▸ **Your task**
Starting at the line that contains "Give me the" and stopping at the line that contains "704, 700, 718];", repeat every line exactly, the two end lines included, and nothing else.

▸ **Stored records**
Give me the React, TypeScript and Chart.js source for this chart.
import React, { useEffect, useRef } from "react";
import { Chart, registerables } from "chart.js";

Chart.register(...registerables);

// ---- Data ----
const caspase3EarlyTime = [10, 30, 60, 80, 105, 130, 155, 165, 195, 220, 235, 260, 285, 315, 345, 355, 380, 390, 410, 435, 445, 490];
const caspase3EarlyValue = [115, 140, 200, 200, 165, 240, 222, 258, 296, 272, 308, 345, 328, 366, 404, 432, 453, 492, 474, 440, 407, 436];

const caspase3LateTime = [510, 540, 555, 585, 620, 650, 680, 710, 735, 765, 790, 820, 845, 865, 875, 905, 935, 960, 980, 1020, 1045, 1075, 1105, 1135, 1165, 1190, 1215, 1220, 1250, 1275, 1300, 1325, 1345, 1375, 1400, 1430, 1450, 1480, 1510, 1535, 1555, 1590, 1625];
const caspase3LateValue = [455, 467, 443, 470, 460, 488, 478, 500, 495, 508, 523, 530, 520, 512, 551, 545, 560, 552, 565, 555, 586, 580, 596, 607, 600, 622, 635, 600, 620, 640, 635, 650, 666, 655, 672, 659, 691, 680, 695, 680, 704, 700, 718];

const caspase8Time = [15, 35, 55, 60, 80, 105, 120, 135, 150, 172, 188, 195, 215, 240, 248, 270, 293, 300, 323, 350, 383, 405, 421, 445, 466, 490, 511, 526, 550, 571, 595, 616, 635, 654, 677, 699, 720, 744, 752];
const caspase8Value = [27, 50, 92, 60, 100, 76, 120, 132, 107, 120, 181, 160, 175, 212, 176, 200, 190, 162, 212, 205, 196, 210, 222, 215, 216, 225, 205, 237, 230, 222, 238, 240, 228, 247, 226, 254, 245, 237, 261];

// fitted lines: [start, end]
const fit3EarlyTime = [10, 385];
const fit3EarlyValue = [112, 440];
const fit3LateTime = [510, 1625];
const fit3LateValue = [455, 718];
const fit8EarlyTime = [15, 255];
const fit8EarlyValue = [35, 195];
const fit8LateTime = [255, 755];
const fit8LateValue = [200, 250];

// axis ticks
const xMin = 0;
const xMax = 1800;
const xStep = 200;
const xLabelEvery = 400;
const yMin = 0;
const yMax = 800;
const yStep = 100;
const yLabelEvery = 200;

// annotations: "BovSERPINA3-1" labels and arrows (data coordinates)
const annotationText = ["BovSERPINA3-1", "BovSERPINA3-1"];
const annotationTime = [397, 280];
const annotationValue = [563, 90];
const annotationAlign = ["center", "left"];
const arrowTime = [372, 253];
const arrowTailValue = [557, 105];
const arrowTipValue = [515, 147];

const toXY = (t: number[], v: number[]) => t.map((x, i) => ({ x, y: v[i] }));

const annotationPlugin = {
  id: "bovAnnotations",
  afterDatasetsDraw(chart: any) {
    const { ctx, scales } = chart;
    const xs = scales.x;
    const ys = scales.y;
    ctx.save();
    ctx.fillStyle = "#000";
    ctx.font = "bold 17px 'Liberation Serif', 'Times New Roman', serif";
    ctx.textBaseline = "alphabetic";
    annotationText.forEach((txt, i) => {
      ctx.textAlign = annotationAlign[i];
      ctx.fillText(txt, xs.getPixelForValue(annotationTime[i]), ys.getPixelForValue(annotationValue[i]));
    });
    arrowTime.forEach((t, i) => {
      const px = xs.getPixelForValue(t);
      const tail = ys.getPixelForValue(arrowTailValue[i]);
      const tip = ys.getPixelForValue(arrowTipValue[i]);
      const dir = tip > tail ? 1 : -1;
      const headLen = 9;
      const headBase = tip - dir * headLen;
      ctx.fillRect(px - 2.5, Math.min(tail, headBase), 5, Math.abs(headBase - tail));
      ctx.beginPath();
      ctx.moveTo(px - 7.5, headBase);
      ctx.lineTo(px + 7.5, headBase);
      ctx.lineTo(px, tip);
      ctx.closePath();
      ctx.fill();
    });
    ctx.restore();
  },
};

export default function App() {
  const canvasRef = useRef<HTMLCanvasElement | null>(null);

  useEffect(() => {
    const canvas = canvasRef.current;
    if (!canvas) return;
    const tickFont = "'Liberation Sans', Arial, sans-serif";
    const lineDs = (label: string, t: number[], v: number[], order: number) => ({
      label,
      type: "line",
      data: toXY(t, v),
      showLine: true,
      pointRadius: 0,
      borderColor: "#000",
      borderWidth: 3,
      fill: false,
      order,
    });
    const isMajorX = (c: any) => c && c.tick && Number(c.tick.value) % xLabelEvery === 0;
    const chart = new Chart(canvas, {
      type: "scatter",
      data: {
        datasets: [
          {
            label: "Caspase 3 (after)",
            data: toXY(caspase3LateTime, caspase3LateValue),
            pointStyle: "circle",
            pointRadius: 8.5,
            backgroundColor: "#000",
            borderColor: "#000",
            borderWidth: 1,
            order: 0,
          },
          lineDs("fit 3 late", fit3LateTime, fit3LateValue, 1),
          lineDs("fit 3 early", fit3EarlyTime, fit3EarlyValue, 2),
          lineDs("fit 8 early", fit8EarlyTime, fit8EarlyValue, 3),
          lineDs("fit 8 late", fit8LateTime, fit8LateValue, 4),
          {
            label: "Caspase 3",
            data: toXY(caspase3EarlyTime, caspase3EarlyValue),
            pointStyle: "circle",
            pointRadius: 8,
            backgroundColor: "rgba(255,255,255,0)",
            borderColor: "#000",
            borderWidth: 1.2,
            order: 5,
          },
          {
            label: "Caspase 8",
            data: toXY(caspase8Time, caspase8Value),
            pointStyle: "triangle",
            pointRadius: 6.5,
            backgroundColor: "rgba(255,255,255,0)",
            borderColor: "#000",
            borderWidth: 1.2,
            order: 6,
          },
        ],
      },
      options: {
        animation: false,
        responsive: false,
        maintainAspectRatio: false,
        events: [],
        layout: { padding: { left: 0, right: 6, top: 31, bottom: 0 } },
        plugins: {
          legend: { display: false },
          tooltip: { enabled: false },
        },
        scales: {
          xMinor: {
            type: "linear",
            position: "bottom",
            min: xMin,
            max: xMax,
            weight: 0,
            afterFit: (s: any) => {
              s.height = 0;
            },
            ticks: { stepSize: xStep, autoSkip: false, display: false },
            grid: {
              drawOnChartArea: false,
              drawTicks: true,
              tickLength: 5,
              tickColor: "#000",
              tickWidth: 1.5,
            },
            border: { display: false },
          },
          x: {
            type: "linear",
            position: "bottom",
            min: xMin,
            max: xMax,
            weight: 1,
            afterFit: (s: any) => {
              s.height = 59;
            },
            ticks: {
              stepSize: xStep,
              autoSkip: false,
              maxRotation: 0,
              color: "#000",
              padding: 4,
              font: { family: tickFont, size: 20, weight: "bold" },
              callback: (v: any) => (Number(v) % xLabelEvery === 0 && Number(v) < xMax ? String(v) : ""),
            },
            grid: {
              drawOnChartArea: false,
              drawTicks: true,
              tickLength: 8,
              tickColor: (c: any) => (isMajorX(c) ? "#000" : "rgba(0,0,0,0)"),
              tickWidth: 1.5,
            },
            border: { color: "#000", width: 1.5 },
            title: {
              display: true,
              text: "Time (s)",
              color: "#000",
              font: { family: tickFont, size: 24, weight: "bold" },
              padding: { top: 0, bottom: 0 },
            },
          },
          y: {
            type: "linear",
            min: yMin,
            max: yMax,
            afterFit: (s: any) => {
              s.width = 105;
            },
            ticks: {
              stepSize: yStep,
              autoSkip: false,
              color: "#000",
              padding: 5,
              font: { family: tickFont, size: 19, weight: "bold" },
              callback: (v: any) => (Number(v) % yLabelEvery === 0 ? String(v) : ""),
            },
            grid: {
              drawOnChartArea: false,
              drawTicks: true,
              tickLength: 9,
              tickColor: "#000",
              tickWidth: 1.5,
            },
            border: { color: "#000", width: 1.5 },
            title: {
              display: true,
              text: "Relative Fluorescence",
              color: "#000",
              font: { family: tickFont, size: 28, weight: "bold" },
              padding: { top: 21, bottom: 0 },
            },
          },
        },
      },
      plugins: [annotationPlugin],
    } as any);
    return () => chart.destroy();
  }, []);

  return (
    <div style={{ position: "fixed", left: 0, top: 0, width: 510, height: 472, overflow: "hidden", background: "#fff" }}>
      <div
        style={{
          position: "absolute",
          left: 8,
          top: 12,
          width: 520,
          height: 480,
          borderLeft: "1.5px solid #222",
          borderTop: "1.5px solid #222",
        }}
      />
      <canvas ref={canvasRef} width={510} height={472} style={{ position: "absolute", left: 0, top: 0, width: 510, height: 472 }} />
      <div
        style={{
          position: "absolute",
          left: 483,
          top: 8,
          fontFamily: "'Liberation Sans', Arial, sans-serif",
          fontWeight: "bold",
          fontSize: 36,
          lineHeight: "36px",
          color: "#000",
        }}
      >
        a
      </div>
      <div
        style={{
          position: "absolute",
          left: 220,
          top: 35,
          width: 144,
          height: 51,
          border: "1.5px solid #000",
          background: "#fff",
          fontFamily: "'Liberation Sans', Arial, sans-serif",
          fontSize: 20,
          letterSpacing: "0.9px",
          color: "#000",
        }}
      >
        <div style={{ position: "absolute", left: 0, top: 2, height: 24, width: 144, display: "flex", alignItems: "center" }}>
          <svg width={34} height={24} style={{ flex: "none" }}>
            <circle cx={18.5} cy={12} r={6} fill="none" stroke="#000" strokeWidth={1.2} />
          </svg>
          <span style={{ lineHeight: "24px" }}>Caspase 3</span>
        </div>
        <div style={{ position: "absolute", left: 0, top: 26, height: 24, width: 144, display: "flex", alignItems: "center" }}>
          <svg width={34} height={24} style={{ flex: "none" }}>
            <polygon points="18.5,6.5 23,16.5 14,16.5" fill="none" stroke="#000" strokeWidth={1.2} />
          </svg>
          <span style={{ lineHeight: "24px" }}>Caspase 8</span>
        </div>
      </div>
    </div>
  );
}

---

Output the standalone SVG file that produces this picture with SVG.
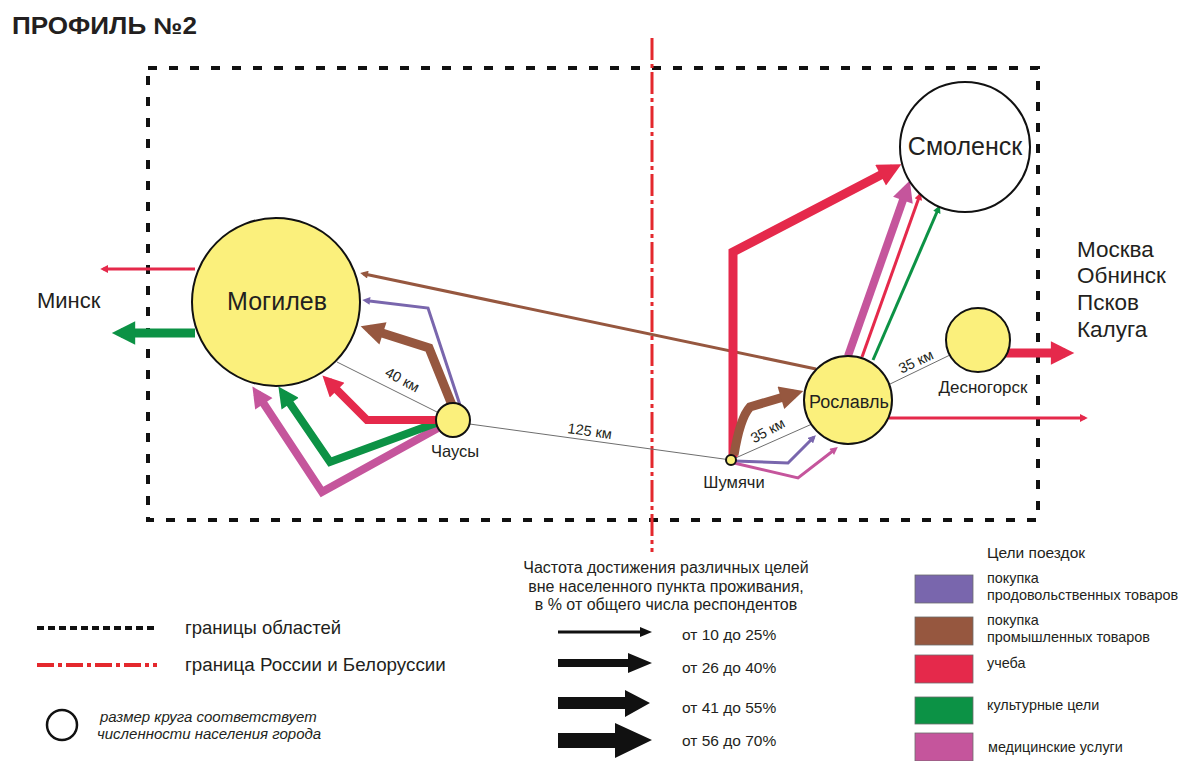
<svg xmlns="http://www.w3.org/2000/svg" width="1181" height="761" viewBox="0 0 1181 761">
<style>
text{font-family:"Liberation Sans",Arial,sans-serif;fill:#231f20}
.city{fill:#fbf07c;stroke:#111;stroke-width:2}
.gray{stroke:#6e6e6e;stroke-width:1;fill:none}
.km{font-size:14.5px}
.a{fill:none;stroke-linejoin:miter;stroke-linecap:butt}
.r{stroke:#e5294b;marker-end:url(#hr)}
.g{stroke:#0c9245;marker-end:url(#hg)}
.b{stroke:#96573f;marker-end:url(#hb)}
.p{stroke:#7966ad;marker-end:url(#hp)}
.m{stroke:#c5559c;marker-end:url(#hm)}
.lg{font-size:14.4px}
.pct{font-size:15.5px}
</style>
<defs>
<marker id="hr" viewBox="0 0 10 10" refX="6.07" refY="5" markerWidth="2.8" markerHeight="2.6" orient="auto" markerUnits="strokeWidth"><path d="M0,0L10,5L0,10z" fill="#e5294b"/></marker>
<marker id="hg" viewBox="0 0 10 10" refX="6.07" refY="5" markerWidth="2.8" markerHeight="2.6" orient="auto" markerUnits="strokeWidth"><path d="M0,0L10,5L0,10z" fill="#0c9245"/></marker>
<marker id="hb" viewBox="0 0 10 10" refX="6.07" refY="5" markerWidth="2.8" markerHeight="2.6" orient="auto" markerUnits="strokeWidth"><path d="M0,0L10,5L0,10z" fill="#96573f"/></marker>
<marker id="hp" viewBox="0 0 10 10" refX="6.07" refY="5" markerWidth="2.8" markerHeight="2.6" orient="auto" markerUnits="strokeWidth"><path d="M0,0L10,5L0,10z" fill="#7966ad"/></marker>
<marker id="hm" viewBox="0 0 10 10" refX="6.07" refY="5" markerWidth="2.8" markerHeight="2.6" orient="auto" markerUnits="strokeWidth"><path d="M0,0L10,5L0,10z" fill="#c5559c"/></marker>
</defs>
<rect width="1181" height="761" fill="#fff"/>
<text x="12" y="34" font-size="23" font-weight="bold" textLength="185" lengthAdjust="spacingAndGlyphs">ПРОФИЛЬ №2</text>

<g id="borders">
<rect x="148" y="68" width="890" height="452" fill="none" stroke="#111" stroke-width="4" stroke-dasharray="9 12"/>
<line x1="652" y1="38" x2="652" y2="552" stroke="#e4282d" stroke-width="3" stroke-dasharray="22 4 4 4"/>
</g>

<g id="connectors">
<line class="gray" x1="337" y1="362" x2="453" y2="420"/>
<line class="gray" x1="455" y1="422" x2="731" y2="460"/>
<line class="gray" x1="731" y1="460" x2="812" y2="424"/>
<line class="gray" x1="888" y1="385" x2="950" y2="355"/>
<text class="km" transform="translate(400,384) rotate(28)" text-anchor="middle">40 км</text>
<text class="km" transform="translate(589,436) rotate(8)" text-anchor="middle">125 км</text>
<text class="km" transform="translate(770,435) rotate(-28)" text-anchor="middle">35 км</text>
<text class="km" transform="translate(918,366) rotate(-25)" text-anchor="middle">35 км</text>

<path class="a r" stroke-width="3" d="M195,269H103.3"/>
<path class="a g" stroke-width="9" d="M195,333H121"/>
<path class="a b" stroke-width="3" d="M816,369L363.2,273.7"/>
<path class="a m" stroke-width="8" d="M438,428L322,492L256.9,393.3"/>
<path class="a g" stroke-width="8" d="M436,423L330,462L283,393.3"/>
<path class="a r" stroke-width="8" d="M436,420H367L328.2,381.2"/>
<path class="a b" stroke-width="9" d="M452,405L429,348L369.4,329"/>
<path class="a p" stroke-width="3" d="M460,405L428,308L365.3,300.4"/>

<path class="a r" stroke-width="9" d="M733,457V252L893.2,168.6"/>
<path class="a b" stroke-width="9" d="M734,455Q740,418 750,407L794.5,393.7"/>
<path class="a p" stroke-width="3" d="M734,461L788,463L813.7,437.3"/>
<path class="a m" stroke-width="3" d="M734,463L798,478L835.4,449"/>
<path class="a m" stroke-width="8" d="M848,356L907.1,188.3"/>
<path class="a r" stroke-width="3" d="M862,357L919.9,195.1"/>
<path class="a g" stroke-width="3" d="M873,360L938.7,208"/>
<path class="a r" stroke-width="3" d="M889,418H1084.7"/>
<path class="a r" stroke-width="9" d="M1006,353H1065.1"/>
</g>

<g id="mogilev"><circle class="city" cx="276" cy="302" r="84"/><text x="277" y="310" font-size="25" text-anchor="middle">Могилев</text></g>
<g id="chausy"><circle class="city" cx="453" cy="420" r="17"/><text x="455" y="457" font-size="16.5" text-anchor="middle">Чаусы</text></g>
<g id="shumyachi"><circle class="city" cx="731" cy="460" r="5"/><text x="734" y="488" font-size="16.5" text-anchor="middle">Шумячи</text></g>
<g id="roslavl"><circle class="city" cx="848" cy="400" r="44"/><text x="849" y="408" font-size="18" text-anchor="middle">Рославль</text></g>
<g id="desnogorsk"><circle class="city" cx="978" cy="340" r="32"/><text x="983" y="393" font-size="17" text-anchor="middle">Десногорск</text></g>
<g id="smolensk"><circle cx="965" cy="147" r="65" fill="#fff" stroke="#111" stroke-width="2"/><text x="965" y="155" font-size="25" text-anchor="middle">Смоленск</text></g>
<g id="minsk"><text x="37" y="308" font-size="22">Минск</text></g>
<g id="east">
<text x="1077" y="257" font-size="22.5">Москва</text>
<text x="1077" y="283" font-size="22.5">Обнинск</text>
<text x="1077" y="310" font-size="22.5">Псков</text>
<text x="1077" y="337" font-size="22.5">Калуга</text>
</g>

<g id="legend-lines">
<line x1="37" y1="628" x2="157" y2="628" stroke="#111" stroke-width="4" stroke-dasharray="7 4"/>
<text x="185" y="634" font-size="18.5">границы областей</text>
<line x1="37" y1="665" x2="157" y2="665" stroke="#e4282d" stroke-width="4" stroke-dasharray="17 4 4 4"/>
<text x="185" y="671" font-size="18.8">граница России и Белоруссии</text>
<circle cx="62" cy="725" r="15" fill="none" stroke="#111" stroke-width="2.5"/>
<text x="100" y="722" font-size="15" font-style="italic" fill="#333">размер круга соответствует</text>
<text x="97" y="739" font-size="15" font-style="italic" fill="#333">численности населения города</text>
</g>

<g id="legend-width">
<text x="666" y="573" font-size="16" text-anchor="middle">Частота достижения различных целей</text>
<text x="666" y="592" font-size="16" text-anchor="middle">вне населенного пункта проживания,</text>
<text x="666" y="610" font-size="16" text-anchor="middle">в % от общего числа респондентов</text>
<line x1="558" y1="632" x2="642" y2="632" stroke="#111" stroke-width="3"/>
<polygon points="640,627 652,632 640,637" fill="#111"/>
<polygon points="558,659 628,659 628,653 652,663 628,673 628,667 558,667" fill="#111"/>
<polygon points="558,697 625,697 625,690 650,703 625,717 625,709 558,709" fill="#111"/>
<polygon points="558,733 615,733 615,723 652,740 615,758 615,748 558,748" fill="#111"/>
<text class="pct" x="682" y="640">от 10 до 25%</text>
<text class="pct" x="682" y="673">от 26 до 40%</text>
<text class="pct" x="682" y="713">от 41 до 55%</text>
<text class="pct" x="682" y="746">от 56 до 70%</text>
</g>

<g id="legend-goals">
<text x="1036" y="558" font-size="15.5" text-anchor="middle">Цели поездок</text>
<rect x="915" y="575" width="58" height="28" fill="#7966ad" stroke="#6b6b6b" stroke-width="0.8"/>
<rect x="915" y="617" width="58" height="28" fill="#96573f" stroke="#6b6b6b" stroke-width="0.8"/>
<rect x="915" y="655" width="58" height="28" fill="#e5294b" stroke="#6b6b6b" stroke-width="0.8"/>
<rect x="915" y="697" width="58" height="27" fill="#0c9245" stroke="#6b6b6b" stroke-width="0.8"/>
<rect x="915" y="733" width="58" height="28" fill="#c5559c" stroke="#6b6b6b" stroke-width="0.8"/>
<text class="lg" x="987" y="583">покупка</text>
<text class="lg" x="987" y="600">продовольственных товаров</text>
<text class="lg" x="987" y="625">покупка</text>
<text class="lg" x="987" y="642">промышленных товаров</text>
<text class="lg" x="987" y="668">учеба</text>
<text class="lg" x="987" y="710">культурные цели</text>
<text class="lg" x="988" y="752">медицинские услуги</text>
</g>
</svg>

▸ **Solution to the problem**
Give me the React, TypeScript and Chart.js source for this chart.
import React, { useEffect, useRef } from "react";
import { Chart, registerables } from "chart.js";

Chart.register(...registerables);

// ---- Data ----
const caspase3EarlyTime = [10, 30, 60, 80, 105, 130, 155, 165, 195, 220, 235, 260, 285, 315, 345, 355, 380, 390, 410, 435, 445, 490];
const caspase3EarlyValue = [115, 140, 200, 200, 165, 240, 222, 258, 296, 272, 308, 345, 328, 366, 404, 432, 453, 492, 474, 440, 407, 436];

const caspase3LateTime = [510, 540, 555, 585, 620, 650, 680, 710, 735, 765, 790, 820, 845, 865, 875, 905, 935, 960, 980, 1020, 1045, 1075, 1105, 1135, 1165, 1190, 1215, 1220, 1250, 1275, 1300, 1325, 1345, 1375, 1400, 1430, 1450, 1480, 1510, 1535, 1555, 1590, 1625];
const caspase3LateValue = [455, 467, 443, 470, 460, 488, 478, 500, 495, 508, 523, 530, 520, 512, 551, 545, 560, 552, 565, 555, 586, 580, 596, 607, 600, 622, 635, 600, 620, 640, 635, 650, 666, 655, 672, 659, 691, 680, 695, 680, 704, 700, 718];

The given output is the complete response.